(Rows from a dataset of charts and code)
---+---

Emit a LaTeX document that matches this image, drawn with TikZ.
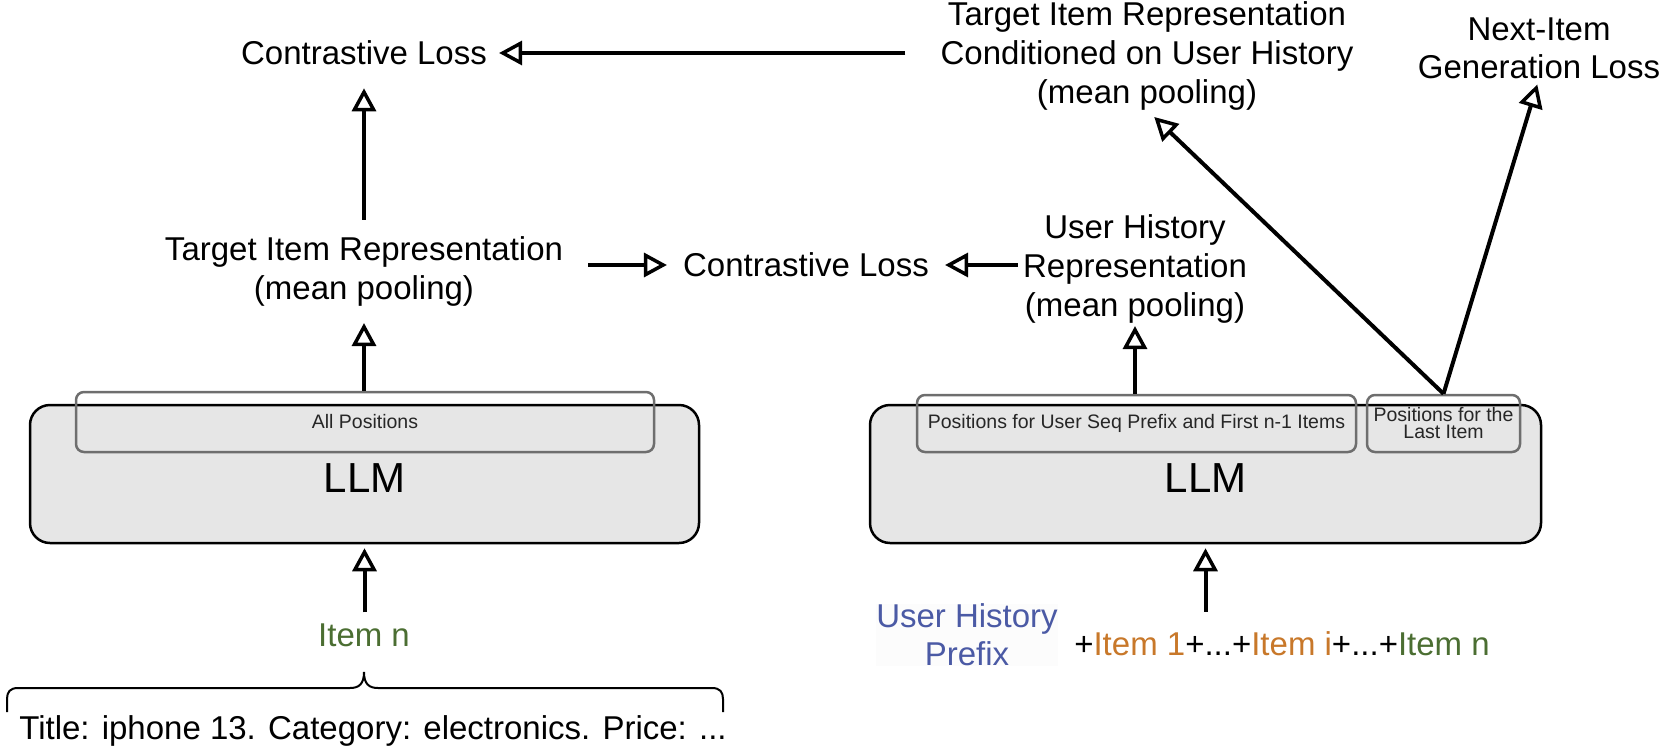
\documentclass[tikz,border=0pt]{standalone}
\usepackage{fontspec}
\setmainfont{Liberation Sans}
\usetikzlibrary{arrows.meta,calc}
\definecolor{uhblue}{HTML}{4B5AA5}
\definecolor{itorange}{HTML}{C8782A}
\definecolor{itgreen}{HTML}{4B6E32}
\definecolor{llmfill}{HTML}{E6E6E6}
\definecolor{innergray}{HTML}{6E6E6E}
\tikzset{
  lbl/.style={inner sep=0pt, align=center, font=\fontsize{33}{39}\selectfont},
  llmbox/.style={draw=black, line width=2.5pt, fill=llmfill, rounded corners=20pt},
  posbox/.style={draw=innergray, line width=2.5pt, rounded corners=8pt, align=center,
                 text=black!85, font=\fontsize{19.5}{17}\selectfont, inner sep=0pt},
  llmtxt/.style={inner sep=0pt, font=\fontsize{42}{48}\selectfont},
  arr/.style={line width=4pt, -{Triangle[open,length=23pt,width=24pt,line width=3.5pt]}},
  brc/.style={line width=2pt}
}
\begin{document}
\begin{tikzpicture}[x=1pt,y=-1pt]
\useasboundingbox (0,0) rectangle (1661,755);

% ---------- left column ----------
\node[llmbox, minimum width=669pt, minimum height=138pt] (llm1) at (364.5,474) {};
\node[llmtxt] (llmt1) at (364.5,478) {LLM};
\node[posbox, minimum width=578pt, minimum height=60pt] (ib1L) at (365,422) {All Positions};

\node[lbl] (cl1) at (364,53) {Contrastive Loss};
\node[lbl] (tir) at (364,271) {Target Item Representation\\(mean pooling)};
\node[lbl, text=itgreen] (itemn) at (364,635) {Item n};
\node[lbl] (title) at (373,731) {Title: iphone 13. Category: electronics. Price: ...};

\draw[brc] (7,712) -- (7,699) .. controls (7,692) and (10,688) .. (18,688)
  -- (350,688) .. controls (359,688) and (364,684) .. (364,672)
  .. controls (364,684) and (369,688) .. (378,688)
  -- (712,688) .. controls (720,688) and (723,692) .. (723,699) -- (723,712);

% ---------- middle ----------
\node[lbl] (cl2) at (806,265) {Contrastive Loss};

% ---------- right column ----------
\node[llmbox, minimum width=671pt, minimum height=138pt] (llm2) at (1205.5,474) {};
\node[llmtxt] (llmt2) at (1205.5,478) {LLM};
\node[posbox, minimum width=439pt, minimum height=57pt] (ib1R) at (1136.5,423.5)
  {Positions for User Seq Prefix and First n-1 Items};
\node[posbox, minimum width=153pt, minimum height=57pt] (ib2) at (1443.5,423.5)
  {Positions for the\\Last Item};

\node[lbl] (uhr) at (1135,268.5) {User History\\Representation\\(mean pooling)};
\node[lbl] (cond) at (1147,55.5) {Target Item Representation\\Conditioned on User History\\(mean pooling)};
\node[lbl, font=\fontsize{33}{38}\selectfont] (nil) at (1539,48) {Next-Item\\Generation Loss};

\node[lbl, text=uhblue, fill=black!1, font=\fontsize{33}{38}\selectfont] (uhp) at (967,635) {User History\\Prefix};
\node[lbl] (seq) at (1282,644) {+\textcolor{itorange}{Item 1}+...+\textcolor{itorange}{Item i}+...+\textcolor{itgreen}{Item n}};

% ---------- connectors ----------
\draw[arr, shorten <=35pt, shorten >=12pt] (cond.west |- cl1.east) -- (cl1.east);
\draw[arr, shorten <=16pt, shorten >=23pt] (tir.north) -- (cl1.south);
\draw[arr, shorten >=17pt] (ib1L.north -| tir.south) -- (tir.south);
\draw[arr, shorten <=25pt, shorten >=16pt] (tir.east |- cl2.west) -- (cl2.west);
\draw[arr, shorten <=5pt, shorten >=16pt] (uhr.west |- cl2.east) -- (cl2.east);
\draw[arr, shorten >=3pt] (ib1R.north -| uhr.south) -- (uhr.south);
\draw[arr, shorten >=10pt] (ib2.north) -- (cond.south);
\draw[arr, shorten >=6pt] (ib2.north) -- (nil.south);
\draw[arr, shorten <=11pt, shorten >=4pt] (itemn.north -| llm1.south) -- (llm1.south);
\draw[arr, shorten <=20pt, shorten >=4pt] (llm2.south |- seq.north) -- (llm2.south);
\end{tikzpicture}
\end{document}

---+---

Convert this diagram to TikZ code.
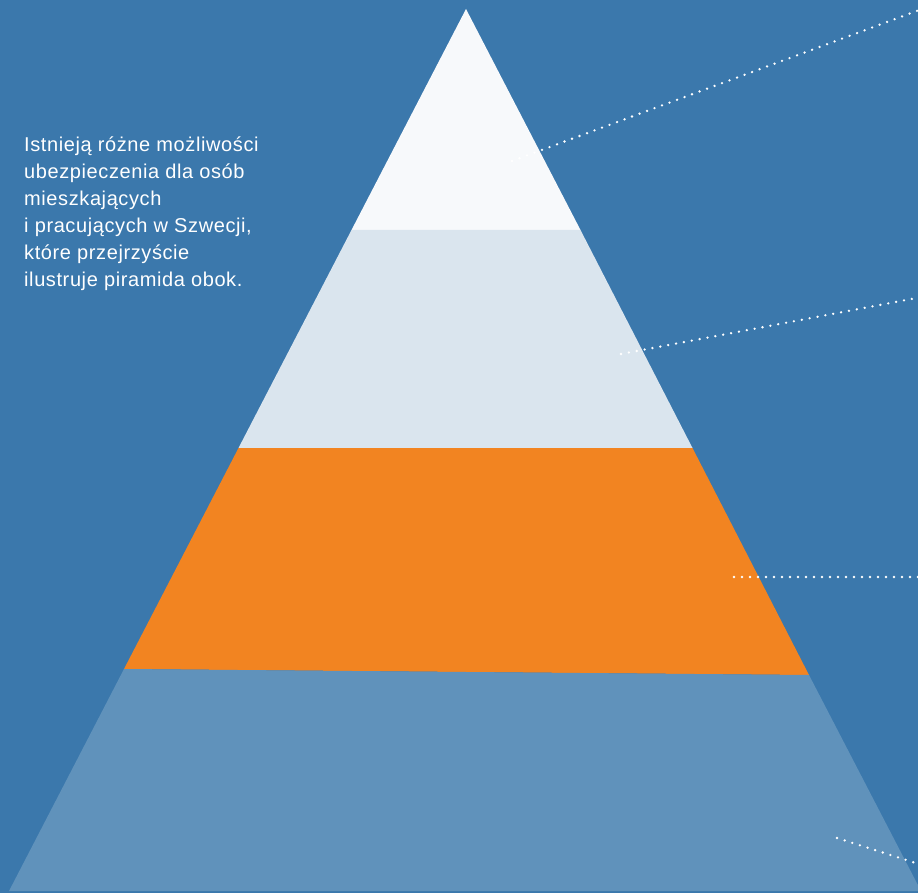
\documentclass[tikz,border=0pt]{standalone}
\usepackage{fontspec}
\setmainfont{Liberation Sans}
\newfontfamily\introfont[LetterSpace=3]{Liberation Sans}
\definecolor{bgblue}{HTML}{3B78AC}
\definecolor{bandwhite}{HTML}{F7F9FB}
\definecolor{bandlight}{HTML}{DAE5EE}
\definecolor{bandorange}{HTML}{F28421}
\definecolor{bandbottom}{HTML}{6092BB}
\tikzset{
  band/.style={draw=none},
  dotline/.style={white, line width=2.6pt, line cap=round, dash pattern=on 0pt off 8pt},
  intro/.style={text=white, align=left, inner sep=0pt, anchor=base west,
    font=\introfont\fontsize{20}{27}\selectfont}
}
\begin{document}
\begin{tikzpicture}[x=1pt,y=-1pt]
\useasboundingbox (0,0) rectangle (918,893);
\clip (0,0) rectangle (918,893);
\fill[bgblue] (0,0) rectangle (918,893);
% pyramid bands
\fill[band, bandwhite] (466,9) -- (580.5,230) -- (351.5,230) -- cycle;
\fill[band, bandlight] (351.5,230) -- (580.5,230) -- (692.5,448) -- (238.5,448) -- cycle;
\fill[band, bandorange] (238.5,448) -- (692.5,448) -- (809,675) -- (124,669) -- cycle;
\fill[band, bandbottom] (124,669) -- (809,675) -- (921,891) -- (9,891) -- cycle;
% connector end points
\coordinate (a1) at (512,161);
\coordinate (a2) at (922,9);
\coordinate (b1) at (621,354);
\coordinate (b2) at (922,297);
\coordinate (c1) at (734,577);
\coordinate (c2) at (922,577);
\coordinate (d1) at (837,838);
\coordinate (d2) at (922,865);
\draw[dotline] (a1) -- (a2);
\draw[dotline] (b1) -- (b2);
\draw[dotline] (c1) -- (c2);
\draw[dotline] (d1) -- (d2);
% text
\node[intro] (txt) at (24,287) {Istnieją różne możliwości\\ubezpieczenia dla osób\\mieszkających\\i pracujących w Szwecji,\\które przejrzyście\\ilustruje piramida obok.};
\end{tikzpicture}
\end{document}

---+---

- [Exercise goal]
Gather and return every line that holds the string "this".

- [Expected answer]
Emit a LaTeX document that matches this image, drawn with TikZ.
Convert this diagram to TikZ code.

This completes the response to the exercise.